The End Goal: Integrated Models Responsible For Total Cost Of Care
An effort Vela holds close to her heart is PBGH’s efforts to encourage a more integrated care system that takes accountability for both clinical outcomes and total cost of care. As she shared, there are a number of health plans today striving to build and incentivize health systems to make cost-effective treatment decisions. However, there are a number of reasons that these efforts do not always succeed. As such, a handful of large employers in the country have chosen to directly contract with a health system and have a third-party administer pay claims.
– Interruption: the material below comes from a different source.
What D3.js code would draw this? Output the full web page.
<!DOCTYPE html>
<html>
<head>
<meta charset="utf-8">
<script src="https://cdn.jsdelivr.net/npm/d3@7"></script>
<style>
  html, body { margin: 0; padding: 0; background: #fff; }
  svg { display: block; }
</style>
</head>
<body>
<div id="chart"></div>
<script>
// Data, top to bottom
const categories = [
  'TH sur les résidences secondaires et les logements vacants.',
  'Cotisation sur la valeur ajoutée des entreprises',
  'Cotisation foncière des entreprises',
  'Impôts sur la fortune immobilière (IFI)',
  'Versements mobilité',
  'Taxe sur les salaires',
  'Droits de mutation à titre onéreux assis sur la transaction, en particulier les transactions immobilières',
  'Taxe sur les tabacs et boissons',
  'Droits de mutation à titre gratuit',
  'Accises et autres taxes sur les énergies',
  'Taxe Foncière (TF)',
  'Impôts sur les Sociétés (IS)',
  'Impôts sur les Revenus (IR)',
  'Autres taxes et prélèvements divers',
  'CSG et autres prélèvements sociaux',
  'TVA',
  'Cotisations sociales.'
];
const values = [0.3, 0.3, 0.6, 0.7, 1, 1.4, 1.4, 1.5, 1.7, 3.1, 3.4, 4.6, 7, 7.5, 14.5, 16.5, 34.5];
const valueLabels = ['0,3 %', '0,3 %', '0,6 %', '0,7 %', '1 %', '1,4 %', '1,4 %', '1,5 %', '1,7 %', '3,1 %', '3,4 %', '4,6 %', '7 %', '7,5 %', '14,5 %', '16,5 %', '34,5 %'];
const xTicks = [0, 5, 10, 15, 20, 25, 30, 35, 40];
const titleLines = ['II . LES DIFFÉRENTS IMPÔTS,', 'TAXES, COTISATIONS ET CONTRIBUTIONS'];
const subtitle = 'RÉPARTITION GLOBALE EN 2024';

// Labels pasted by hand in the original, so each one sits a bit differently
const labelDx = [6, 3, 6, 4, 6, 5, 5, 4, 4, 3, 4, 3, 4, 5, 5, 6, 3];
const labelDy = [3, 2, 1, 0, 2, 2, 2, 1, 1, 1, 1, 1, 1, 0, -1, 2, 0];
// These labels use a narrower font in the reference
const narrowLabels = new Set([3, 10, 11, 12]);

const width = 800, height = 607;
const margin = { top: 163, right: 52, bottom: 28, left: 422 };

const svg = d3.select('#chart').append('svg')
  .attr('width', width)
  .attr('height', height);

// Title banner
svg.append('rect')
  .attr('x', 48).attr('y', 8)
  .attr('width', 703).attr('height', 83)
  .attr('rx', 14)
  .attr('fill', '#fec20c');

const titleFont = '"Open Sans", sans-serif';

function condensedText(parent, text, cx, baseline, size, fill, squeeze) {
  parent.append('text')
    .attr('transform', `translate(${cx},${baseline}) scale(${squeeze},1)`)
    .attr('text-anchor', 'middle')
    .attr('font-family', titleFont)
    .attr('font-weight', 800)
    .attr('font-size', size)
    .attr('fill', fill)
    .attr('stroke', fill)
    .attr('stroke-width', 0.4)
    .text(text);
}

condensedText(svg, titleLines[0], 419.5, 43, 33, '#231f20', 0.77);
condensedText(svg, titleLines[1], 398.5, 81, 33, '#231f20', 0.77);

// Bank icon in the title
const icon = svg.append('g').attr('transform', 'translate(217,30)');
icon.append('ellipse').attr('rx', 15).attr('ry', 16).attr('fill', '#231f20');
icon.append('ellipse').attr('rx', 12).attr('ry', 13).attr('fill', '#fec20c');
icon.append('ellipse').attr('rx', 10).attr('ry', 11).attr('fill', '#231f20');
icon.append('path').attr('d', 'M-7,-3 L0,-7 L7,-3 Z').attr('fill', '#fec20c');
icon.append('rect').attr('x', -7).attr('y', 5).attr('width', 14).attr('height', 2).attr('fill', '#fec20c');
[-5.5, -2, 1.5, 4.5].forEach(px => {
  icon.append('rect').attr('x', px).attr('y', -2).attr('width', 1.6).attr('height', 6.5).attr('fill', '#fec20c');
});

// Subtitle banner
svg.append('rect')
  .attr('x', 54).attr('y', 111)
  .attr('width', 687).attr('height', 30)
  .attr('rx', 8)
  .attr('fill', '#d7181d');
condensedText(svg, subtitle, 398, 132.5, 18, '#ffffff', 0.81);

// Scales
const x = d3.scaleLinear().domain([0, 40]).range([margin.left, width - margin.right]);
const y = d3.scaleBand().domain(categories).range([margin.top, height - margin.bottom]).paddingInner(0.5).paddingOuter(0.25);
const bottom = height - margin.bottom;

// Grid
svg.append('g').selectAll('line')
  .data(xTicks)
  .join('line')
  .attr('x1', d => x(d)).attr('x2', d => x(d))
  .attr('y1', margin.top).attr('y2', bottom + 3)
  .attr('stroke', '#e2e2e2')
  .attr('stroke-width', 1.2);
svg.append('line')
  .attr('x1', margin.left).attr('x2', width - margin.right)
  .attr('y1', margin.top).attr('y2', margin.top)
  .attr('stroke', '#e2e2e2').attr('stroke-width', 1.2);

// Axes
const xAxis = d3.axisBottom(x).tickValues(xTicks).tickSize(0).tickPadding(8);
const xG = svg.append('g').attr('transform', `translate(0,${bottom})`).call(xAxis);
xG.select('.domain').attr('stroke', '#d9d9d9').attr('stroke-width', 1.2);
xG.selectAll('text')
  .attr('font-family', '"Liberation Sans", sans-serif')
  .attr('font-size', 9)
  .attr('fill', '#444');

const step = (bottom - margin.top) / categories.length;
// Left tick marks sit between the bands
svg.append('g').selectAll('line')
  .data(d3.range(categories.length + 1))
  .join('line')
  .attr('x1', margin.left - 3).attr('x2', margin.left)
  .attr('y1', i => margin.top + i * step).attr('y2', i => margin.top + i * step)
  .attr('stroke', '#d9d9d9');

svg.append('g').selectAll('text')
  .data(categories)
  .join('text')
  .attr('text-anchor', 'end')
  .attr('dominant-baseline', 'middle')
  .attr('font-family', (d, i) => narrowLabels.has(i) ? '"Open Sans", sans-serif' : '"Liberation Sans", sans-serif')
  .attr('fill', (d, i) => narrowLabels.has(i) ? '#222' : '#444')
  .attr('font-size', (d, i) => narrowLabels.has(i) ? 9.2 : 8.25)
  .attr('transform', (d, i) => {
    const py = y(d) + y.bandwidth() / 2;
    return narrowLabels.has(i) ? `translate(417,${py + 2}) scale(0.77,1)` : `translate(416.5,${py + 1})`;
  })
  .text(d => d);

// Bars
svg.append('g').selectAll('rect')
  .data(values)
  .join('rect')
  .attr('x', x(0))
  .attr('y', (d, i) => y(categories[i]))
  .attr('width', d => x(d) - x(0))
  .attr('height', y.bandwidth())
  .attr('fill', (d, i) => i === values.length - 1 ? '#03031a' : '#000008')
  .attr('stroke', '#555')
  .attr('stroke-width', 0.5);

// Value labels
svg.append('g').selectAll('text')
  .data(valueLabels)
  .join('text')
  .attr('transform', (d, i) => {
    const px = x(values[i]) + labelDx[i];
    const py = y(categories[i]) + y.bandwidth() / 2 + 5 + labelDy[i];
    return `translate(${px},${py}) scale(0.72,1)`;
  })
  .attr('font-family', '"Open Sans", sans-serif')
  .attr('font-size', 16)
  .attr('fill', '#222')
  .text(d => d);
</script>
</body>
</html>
“We work with these large employers a lot,” said Vela. “What we’d really like to do is look at the efforts they’ve taken to work with an accountable care organization (ACO) or a delivery system directly. We’d like to take those lessons and spread them amongst other employers so that they can incorporate some of the lessons learned — even if most of the other employers are not directly contracting.”
After all, as she pointed out, these integrated health systems have an interest in controlling total cost of care and, therefore, are more interested in implementing biosimilars. As such, employers have a better chance of shifting their populations away from the reference biologics.
Even in situations where an employer has a contract with a specific health plan, there are still opportunities for greater collaboration between employers and integrated delivery systems (IDNs). During her presentation, Vela made a call to action for members of IDNs: “In your geographies, there are employers who should be working with an integrated delivery system, either directly through a contract or just by building relations. We are telling our employers to meet with the care systems that are treating their employees.”
In addition, IDNs should also be cognizant of and reaching out to large employers in their regions to discuss how the two can better work together to lower the total cost of care — even if the employer contracts through a commercial health plan.
Vela emphasized that the level of integration she’d like to see between health systems and employers is an aspirational vision. However, greater collaboration between the different stakeholders would not only lead to smarter, value-based decision-making, but it would also enable competition to happen at the physician level, rather than requiring them to stay tied solely to a payers’ formulary.
As she described, “I want that physician to be able to say, ‘I’m accountable for outcomes and the total cost of care. For this patient, the extra money to be put on this specific treatment is worth it. This patient is going to do well on this drug, and the outcomes will result in an overall lower cost of care.’ That’s a long-term vision we should all be aiming for.”